When a query also has interactive or AI judgments
Uploaded grades fill gaps; they never override curated judgments. For any one candidate the highest-priority source present wins, in this order:
- Human — an interactive judgment made on the Evaluate page.
- AI — a grade from an AI judging run.
- List — a grade from an uploaded judgment list.
So a candidate a person judged keeps the person's grade, while a candidate no one has judged inherits the uploaded grade.
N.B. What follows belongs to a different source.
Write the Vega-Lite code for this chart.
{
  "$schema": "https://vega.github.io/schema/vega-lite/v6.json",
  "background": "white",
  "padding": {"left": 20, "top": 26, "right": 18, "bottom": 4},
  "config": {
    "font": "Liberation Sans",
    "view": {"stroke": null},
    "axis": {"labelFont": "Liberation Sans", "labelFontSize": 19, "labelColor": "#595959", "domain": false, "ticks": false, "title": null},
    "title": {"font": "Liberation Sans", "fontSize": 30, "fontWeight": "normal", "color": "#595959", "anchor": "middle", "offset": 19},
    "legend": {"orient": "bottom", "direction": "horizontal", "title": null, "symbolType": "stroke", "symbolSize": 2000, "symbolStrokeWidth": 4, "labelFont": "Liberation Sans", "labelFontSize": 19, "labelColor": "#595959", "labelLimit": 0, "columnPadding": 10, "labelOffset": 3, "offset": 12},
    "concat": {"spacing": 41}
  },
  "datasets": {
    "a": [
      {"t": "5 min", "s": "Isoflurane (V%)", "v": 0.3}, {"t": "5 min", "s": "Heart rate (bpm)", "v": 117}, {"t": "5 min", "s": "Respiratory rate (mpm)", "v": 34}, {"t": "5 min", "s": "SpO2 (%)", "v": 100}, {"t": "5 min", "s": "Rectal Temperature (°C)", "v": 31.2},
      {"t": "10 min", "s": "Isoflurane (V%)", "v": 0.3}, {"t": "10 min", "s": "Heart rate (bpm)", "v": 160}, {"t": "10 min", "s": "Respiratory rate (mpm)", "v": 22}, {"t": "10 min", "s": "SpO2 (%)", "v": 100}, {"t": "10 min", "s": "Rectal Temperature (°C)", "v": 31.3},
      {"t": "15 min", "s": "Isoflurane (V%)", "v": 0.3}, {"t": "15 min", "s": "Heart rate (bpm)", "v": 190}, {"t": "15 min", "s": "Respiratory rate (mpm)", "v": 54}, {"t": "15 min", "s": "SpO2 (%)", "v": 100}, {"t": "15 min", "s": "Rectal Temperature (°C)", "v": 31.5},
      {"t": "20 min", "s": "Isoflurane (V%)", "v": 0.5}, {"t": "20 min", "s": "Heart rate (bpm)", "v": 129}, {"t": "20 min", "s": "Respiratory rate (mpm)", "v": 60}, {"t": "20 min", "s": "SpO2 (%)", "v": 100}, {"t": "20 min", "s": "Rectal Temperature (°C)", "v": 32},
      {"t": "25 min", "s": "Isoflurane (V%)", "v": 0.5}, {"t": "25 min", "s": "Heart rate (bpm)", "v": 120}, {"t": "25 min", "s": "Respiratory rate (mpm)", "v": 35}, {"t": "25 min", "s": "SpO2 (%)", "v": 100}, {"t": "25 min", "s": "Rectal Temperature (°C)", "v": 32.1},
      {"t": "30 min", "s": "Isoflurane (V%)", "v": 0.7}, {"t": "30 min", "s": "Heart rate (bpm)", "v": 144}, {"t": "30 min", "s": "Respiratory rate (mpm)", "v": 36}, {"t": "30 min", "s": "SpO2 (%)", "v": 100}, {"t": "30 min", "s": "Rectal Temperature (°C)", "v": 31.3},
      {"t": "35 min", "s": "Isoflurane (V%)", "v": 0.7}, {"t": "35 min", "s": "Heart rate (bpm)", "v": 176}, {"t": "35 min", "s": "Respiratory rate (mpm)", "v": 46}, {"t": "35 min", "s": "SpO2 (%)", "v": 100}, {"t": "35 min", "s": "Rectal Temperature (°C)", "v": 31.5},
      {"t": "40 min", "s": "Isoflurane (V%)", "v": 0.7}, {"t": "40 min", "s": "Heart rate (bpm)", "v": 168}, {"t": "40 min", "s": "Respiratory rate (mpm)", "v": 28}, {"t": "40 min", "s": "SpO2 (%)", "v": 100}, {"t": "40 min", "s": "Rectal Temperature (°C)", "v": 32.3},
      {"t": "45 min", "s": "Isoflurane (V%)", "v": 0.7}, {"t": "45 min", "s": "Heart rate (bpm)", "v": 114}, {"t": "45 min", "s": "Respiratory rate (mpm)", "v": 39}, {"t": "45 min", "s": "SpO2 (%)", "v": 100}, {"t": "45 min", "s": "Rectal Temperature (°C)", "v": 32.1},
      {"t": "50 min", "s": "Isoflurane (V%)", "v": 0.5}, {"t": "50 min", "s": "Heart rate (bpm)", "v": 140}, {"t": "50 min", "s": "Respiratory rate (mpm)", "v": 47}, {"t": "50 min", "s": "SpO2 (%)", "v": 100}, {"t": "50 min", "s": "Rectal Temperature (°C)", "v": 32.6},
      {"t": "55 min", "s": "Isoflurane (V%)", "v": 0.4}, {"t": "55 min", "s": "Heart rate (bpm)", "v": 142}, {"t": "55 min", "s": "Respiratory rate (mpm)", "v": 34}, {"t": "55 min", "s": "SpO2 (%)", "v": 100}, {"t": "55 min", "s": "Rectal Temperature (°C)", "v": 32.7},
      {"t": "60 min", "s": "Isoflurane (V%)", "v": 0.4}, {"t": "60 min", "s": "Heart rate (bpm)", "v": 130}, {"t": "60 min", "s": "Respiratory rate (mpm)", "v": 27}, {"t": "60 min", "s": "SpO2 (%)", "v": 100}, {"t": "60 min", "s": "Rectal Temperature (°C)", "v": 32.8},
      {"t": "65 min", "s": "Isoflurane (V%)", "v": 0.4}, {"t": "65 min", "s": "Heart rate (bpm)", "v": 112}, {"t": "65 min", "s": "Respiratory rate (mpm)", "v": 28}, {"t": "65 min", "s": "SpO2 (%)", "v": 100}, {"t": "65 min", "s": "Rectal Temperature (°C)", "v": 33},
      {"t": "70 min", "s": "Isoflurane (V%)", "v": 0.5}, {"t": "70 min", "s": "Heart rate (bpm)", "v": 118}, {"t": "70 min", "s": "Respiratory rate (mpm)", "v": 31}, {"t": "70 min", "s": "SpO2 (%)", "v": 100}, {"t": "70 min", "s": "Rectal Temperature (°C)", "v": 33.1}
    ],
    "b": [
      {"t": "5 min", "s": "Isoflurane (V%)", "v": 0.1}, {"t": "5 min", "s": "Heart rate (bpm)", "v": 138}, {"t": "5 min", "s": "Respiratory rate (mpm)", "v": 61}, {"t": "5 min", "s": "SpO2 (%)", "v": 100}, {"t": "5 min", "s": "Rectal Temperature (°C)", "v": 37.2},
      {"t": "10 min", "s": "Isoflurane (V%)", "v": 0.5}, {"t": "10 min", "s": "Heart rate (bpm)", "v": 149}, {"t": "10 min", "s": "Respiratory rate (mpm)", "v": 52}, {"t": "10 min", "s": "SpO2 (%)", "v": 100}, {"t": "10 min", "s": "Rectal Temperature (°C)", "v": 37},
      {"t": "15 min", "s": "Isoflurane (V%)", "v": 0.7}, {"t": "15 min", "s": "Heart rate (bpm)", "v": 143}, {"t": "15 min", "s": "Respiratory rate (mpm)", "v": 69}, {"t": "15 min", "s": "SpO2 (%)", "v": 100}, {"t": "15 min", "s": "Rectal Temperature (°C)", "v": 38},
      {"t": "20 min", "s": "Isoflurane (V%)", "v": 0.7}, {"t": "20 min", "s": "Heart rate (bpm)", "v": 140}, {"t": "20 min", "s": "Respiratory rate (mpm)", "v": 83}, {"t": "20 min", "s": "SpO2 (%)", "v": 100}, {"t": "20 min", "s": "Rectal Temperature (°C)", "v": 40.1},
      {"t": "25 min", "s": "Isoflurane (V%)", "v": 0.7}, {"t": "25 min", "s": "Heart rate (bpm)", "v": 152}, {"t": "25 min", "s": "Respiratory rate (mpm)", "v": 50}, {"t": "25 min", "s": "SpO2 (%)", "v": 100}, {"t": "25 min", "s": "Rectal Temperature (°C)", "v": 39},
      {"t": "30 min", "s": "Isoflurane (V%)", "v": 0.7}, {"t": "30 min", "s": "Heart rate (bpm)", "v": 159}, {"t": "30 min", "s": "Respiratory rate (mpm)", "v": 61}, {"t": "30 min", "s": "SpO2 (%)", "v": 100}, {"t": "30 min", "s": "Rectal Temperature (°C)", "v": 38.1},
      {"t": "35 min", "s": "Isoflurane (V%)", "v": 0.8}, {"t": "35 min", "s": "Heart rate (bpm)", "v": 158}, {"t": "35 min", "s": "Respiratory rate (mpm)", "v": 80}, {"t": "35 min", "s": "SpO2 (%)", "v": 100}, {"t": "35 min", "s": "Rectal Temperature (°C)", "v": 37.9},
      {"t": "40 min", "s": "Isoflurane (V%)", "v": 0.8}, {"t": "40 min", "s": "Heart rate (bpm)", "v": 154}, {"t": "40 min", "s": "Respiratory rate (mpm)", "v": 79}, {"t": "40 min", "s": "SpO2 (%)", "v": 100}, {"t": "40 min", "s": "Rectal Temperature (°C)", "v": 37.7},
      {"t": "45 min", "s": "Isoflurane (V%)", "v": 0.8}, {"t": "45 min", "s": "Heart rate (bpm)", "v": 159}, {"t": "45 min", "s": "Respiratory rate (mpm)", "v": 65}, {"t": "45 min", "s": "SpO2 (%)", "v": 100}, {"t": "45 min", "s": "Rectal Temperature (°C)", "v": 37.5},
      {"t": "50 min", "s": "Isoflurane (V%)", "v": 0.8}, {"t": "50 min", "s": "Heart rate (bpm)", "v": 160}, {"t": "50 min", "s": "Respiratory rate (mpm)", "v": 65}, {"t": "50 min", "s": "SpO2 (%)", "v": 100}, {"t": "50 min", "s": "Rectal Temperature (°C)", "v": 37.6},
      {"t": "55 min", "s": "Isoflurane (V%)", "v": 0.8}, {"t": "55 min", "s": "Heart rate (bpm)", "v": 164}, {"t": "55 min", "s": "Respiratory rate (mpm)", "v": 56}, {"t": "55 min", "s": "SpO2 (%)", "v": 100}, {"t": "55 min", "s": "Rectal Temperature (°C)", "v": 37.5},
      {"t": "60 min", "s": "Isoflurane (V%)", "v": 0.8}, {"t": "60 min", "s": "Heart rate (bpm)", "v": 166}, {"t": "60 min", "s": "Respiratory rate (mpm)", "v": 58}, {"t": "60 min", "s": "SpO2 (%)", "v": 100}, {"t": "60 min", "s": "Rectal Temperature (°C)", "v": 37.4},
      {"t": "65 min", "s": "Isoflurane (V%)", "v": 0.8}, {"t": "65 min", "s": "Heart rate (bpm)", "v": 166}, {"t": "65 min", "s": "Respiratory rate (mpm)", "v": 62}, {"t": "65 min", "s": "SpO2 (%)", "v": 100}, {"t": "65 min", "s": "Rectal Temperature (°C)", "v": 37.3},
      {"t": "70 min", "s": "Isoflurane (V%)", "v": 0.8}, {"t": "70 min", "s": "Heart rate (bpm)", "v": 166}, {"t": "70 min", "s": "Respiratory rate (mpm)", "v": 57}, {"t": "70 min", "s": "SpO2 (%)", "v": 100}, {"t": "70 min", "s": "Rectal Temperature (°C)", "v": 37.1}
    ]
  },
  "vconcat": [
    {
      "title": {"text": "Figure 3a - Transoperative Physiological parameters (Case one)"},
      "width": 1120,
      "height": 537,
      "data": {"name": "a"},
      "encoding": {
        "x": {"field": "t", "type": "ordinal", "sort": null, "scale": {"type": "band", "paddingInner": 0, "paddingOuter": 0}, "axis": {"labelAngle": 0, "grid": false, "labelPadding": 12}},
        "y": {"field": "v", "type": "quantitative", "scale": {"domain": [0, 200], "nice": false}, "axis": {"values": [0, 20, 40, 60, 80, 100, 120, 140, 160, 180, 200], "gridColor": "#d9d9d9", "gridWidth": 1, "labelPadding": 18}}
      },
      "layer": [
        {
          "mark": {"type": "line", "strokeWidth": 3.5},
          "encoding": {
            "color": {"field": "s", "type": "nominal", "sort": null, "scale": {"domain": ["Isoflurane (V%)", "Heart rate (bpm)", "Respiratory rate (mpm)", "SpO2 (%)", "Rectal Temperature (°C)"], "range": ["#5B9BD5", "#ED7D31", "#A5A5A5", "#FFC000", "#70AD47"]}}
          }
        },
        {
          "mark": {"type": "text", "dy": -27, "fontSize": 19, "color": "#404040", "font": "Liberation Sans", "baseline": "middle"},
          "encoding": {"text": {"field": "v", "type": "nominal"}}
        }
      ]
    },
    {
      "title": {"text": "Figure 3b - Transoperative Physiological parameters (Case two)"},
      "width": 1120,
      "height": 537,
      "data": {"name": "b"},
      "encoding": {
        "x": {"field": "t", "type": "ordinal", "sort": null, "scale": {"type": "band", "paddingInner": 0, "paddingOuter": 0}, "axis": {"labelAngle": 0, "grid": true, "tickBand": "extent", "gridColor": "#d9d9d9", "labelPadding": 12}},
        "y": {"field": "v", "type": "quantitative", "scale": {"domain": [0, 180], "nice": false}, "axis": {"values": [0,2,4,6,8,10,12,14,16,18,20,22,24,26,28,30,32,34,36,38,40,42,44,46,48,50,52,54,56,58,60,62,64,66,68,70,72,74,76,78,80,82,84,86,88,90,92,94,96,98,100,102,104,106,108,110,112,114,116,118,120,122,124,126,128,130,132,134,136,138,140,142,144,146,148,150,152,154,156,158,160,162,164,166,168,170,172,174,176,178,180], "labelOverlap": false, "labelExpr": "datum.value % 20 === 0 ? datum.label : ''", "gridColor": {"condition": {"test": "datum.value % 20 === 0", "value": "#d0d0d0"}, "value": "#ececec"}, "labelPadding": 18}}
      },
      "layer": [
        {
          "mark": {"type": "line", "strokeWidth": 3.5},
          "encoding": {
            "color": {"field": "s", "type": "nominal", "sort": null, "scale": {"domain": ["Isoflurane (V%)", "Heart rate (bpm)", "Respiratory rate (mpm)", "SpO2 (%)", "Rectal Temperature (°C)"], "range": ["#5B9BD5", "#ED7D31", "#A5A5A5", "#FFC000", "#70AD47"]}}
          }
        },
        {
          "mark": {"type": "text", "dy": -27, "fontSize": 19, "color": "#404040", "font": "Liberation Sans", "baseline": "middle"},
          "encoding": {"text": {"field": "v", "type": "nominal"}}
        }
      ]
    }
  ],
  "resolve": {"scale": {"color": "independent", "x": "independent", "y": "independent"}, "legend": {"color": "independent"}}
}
Deleting a list recomputes the affected metrics back to what they were without it.
Managing Judgment Lists
List All Judgment Lists
curl "https://${RELEVAL_HOST}/api/v1/judgment-lists" \
-H "Authorization: Bearer ${TOKEN}"
You can filter by endpoint type:
curl "https://${RELEVAL_HOST}/api/v1/judgment-lists?endpoint_type=elasticsearch" \
-H "Authorization: Bearer ${TOKEN}"
Delete Judgment Lists
curl -X DELETE "https://${RELEVAL_HOST}/api/v1/judgment-lists?judgment_list_id=${ID}" \
-H "Authorization: Bearer ${TOKEN}"
Training Data Generation
Judgment lists can be used to generate training data for learning-to-rank models. This feature is available for Elasticsearch and OpenSearch endpoints.
curl -X POST "https://${RELEVAL_HOST}/api/v1/features/training" \
-H 'Content-Type: application/json' \
-H "Authorization: Bearer ${TOKEN}" \
--data @- <<EOF
{
"judgment_list_id": "${JUDGMENT_LIST_ID}",
"index": "products",
"query_template_ids": ["${TEMPLATE_ID_1}", "${TEMPLATE_ID_2}"]
}
EOF
This executes each query from the judgment list against the endpoint using the specified templates, extracting features for each judged document. The resulting training data pairs features with relevance grades, suitable for training ranking models.